На следующее утро — опять лихой день; разные встречи. Быстро навестили Якова. Их встретил его товарищ с остекленевшими от небытия глазами.
— Якова нет. Бродит один по Нью-Йорку, разговаривает с небоскрёбами.
Вечер прошёл с американцами.
На следующий день надо было возвращаться к себе. Провожать вызвался новый бородатый приятель Генриха Пётр. Сами Кегеяны были заняты. Но сначала Круговы попали на вечер в Американский ПЕН-клуб на Пятой авеню. Пили виски со знаменитостями.
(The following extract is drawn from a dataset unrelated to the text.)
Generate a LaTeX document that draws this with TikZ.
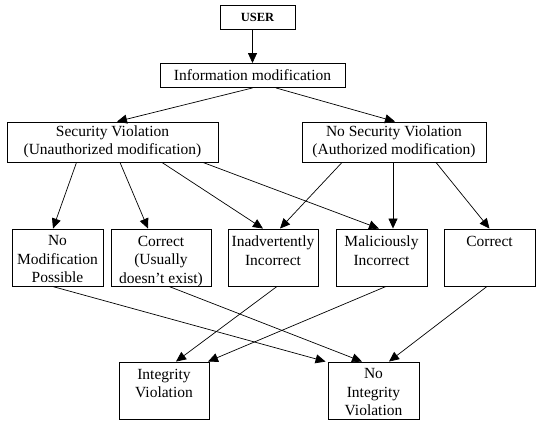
\documentclass[tikz,border=0pt]{standalone}
\usepackage{fontspec}
\setmainfont{Liberation Serif}
\usetikzlibrary{arrows.meta}
\tikzstyle{box} = [draw, line width=0.9pt, align=center, inner sep=0pt, font=\fontsize{15.5}{18.5}\selectfont]
\tikzstyle{arr} = [-{Triangle[length=10pt,width=9pt]}, line width=0.7pt]
\tikzset{leaf/.style={draw, line width=0.9pt, minimum height=57pt,
  label={[anchor=north, align=center, inner sep=3pt, yshift=-4pt, font=\fontsize{15.5}{18.5}\selectfont]north:#1}}}

\begin{document}
\begin{tikzpicture}[x=1pt,y=-1pt]
	\useasboundingbox (0,0) rectangle (542,426);
	% top of the tree
	\node[box, minimum width=75pt, minimum height=24pt, font=\bfseries\fontsize{12.5}{14}\selectfont] (user) at (257.5,17) {USER};
	\node[box, minimum width=185pt, minimum height=24pt] (info) at (252.5,75.5) {Information modification};
	\node[box, minimum width=211pt, minimum height=40pt] (sv) at (112.5,142) {Security Violation\\(Unauthorized modification)};
	\node[box, minimum width=184pt, minimum height=40pt] (nsv) at (394,142) {No Security Violation\\(Authorized modification)};
	% cases
	\node[leaf={No\\Modification\\Possible}, minimum width=91pt] (nomod) at (57.5,257.5) {};
	\node[leaf={Correct\\(Usually\\doesn't exist)}, minimum width=100pt] (cor1) at (161,257.5) {};
	\node[leaf={Inadvertently\\Incorrect}, minimum width=90pt] (inadv) at (273,257.5) {};
	\node[leaf={Maliciously\\Incorrect}, minimum width=91pt] (malic) at (381.5,257.5) {};
	\node[leaf={Correct}, minimum width=91pt] (cor2) at (489.5,257.5) {};
	% results
	\node[leaf={Integrity\\Violation}, minimum width=90pt] (iv) at (164,390.5) {};
	\node[leaf={No\\Integrity\\Violation}, minimum width=91pt] (niv) at (373.5,390.5) {};

	\draw[arr] (info.north |- user.south) -- (info.north);
	\draw[arr] (info.south) -- ([xshift=4.5pt]sv.north);
	\draw[arr] ([xshift=23.5pt]info.south) -- ([xshift=1pt]nsv.north);

	\draw[arr] ([xshift=-36pt]sv.south) -- ([xshift=-4.5pt]nomod.north);
	\draw[arr] ([xshift=7.5pt]sv.south) -- ([xshift=-13pt]cor1.north);
	\draw[arr] ([xshift=49.5pt]sv.south) -- ([xshift=-10pt]inadv.north);
	\draw[arr] ([xshift=90.5pt]sv.south) -- ([xshift=-2.5pt]malic.north);
	\draw[arr] ([xshift=-52pt]nsv.south) -- ([xshift=7pt]inadv.north);
	\draw[arr] ([xshift=-1pt]nsv.south) -- ([xshift=11.5pt]malic.north);
	\draw[arr] ([xshift=42pt]nsv.south) -- (cor2.north);

	\draw[arr] ([xshift=-5pt]nomod.south) -- ([xshift=-2pt]niv.north west);
	\draw[arr] ([xshift=8pt]cor1.south) -- ([xshift=-11.5pt]niv.north);
	\draw[arr] ([xshift=4pt]inadv.south) -- ([xshift=12pt]iv.north);
	\draw[arr] ([xshift=4.5pt]malic.south) -- ([xshift=44pt]iv.north);
	\draw[arr] ([xshift=-2.5pt]cor2.south) -- ([xshift=15.5pt]niv.north);
\end{tikzpicture}
\end{document}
Джим Макферсон появился там и целовал их, что на многих других произвело соответствующее впечатление. Падали цветы, ароматы пронизывали залы. Были европейцы. Поздно вечером — вышли. Большинство — в машины, Круговы — на метро, чтоб доехать до Петра. От него надо было добираться до платного гаража.
И вот опять метро, но уже с Петром… Только подошли к платформе — удар судьбы. Огонь из автоматов. Пули, правда, как молнии, пролетели не над ними, а чуть в стороне. Лена истерически прижалась к стене. Андрей и Пётр оцепенели, разинули рты. Огонь — всего одну-две минуты, банда понеслась вглубь, полиция, стреляя, — за ней. Пётр махнул рукой — подходил поезд, надо было садиться. Не опоздать бы — поезда ходят редко по вечерам. Лена с расширенными глазами спросила Петра:
— Что это было???
— Так вы разве не привыкли? — ответил Пётр. — Я по вечерам уже четвёртый раз в метро попадаю под обстрел. Ничего страшного. Последний раз на платформе — все попадали на пол, кто за столбы. Десять-двадцать секунд. Потом улеглось. Все встали — как раз подошёл поезд — и сели в него, как будто ничего и не случилось. Обычное дело. Ну, конечно, иной раз случается, что и убивают в перестрелке пассажиров — не без этого, — и бородатый Пётр добродушно развёл руками.